For comparison, these are previous mismatches that have been resolved which I know of:

_thread.LockType calls itself _thread.lock (_thread.lock was added in 3.13)
_ssl.SSLSession / ssl.SSLSession used to call itself _ssl.Session (changed to _ssl.SSLSession in 3.10)
_thread._ExceptHookArgs used to call itself _thread.ExceptHookArgs (changed in 3.10)
_ctypes.CFuncPtr used to call itself _ctypes.PyCFuncPtr (changed in 3.10)
weakref.CallableProxyType used to call itself builtins.weakcallableproxy (changed in 3.10)
weakref.ProxyType used to call itself builtins.weakproxy (changed in 3.10)
weakref.ReferenceType / weakref.ref used to call itself builtins.weakref (changed to weakref.ReferenceType in 3.10)
contextvars.Context used to call itself builtins.Context (changed in 3.10)
contextvars.ContextVar used to call itself builtins.ContextVar (changed in 3.10)
contextvars.Token used to call itself builtins.Token (changed in 3.10)
_struct.Struct / struct.Struct used to call itself builtins.Struct (changed to _struct.Struct in 3.9)

AlexWaygood · November 7, 2024, 10:58pm

Thanks for the great summary!

For these specifically, there’s some previous discussion at Change names of builtin types exposed in the types module · Issue #100129 · python/cpython · GitHub

FWIW these feel like typeshed bugs to me: even if we can’t get the name in the stub exactly the same as the name the base class claims to have at runtime, we should at least try to incorporate the base class into the MRO in the stub with a slightly different name, unless it’s very hard to do so

tungol · November 8, 2024, 1:35am

Agreed; I mostly mentioned it that way here to make it clear that there’s not an alternate name for the same class already in use.

encukou · November 8, 2024, 9:32am

Some of these might be intentional.
Some types shouldn’t be pickled (like a JSON encoder or a tk app).
In a lot of these cases it seems to me that typeshed should use a protocol with only the documented attributes. Some classes are private implementation detail and subject to change – especially if there’s a leading underscore in the name. Making such classes easier to work with might be leading users into a trap.
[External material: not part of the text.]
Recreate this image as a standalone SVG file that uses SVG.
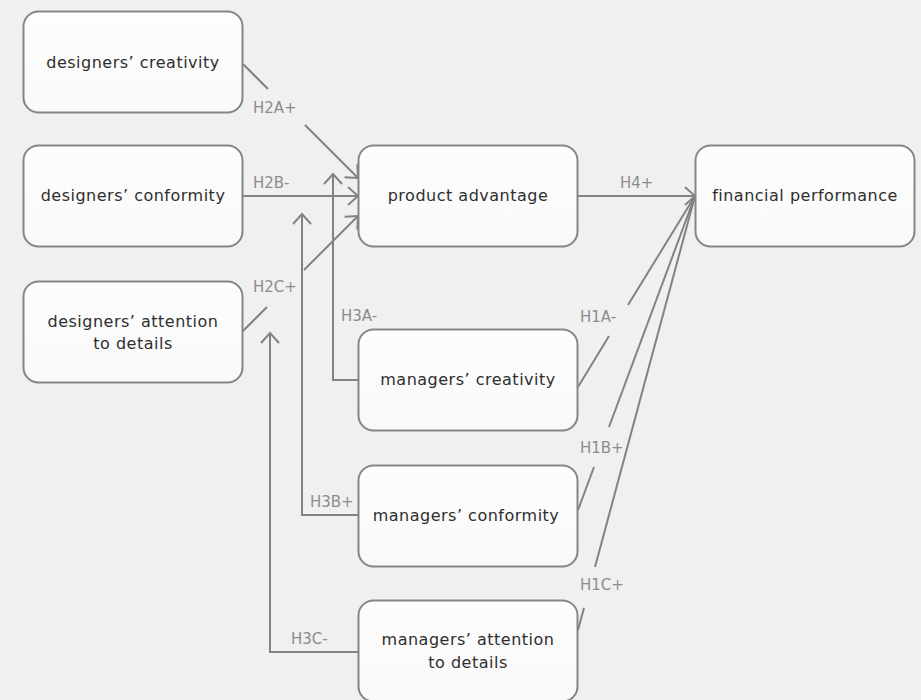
<svg xmlns="http://www.w3.org/2000/svg" width="921" height="700" viewBox="0 0 921 700">
  <defs>
    <marker id="arrow" markerUnits="userSpaceOnUse" viewBox="-12 -10 14 20" markerWidth="14" markerHeight="20" refX="0" refY="0" orient="auto" overflow="visible">
      <path d="M-10,-9 L0,0 L-10,9" fill="none" stroke="#828282" stroke-width="2" stroke-linejoin="miter"/>
    </marker>
    <linearGradient id="nodeFill" x1="0" y1="0" x2="0" y2="1">
      <stop offset="0" stop-color="#fdfdfd"/>
      <stop offset="1" stop-color="#f9f9f9"/>
    </linearGradient>
  </defs>
  <style>
    .node rect { fill: url(#nodeFill); stroke: #858585; stroke-width: 2; }
    .node text { font-family: "DejaVu Sans", "Noto Sans", sans-serif; font-size: 16px; letter-spacing: 0.5px; fill: #2e2e2e; text-anchor: middle; }
    .edge { fill: none; stroke: #828282; stroke-width: 2; }
    .lbl { font-family: "DejaVu Sans", "Noto Sans", sans-serif; font-size: 15px; fill: #8c8c8c; }
  </style>

  <rect x="0" y="0" width="921" height="700" fill="#f0f0f0"/>

  <!-- connectors -->
  <g id="connectors">
    <!-- H2A+ -->
    <line class="edge" x1="243" y1="64" x2="268" y2="89"/>
    <line class="edge" x1="305" y1="125" x2="358" y2="178" marker-end="url(#arrow)"/>
    <text class="lbl" x="253" y="112.5">H2A+</text>
    <!-- H2B- -->
    <line class="edge" x1="243" y1="196" x2="358" y2="196" marker-end="url(#arrow)"/>
    <text class="lbl" x="253" y="188">H2B-</text>
    <!-- H2C+ -->
    <line class="edge" x1="243" y1="331" x2="267" y2="307"/>
    <line class="edge" x1="304" y1="270" x2="358" y2="216" marker-end="url(#arrow)"/>
    <text class="lbl" x="253" y="292">H2C+</text>
    <!-- H3A- -->
    <path class="edge" d="M358,380 H333 V174" marker-end="url(#arrow)"/>
    <text class="lbl" x="341" y="320.5">H3A-</text>
    <!-- H3B+ -->
    <path class="edge" d="M358,515 H302 V214" marker-end="url(#arrow)"/>
    <text class="lbl" x="310" y="507">H3B+</text>
    <!-- H3C- -->
    <path class="edge" d="M358,652 H270 V333" marker-end="url(#arrow)"/>
    <text class="lbl" x="291" y="644">H3C-</text>
    <!-- H4+ -->
    <line class="edge" x1="578" y1="196" x2="695" y2="196" marker-end="url(#arrow)"/>
    <text class="lbl" x="620" y="188">H4+</text>
    <!-- H1A- -->
    <line class="edge" x1="578" y1="387" x2="609" y2="336"/>
    <line class="edge" x1="628" y1="305" x2="695" y2="196"/>
    <text class="lbl" x="580" y="322">H1A-</text>
    <!-- H1B+ -->
    <line class="edge" x1="578" y1="510" x2="594" y2="467"/>
    <line class="edge" x1="609" y1="427" x2="695" y2="196"/>
    <text class="lbl" x="580" y="453">H1B+</text>
    <!-- H1C+ -->
    <line class="edge" x1="578" y1="630" x2="584" y2="608"/>
    <line class="edge" x1="595" y1="567" x2="695" y2="196"/>
    <text class="lbl" x="580" y="590">H1C+</text>
  </g>

  <!-- nodes -->
  <g id="designers-creativity" class="node">
    <rect x="23.5" y="11.5" width="219" height="101" rx="15"/>
    <text x="133" y="68">designers’ creativity</text>
  </g>
  <g id="designers-conformity" class="node">
    <rect x="23.5" y="145.5" width="219" height="101" rx="15"/>
    <text x="133" y="201">designers’ conformity</text>
  </g>
  <g id="designers-attention" class="node">
    <rect x="23.5" y="281.5" width="219" height="101" rx="15"/>
    <text x="133" y="326.5">designers’ attention</text>
    <text x="133" y="349">to details</text>
  </g>
  <g id="product-advantage" class="node">
    <rect x="358.5" y="145.5" width="219" height="101" rx="15"/>
    <text x="468" y="201">product advantage</text>
  </g>
  <g id="financial-performance" class="node">
    <rect x="695.5" y="145.5" width="219" height="101" rx="15"/>
    <text x="805" y="201">financial performance</text>
  </g>
  <g id="managers-creativity" class="node">
    <rect x="358.5" y="329.5" width="219" height="101" rx="15"/>
    <text x="468" y="385">managers’ creativity</text>
  </g>
  <g id="managers-conformity" class="node">
    <rect x="358.5" y="465.5" width="219" height="101" rx="15"/>
    <text x="466" y="521">managers’ conformity</text>
  </g>
  <g id="managers-attention" class="node">
    <rect x="358.5" y="600.5" width="219" height="101" rx="15"/>
    <text x="468" y="645">managers’ attention</text>
    <text x="468" y="668">to details</text>
  </g>
</svg>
tungol · November 8, 2024, 7:27pm

Maybe, but there’s little harm in it. We’re talking about pickling the class itself here, not an instance of it. At any rate, I’m not personally concerned with whether or not someone can pickle the class itself (and I’m not sure why someone would want to), but that’s one of the few real runtime effects of the name inconsistency so I think it merits pointing out.
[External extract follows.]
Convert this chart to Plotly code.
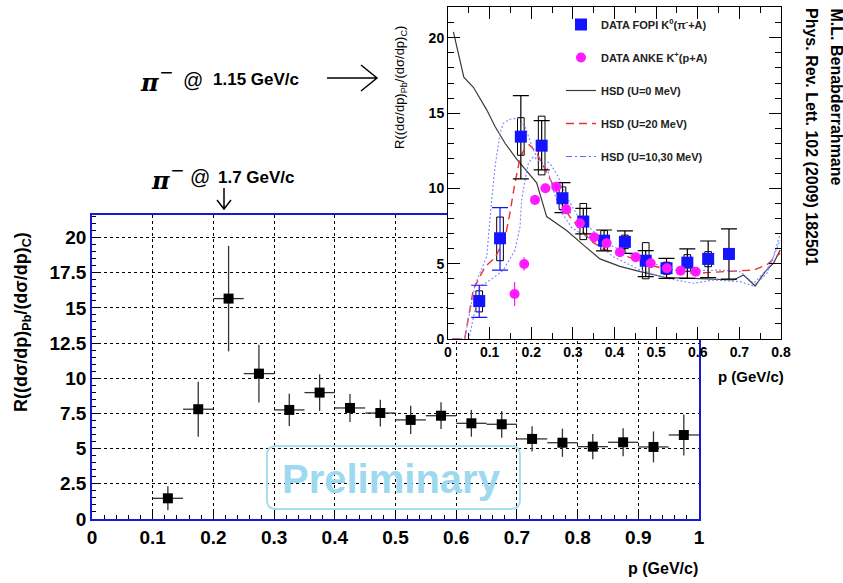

Ultimately I am more concerned with two things: the potential confusion of names that don’t match and the effects of (in)consistency on automated validation of typeshed (aka stubtest). Stubtest requires more exceptions and special handling when cpython itself is inconsistent, and I think that automated validation of the stubs is very important for maintaining their quality and fidelity to runtime. Where private implementation details do make it in to typeshed, stubtest is one of the best tools for ensuring that any relevant changes are tracked.

I don’t think I believe that the fact that having a __name__ which is different from the name used to expose a class is a meaningful speedbump against bad decisions.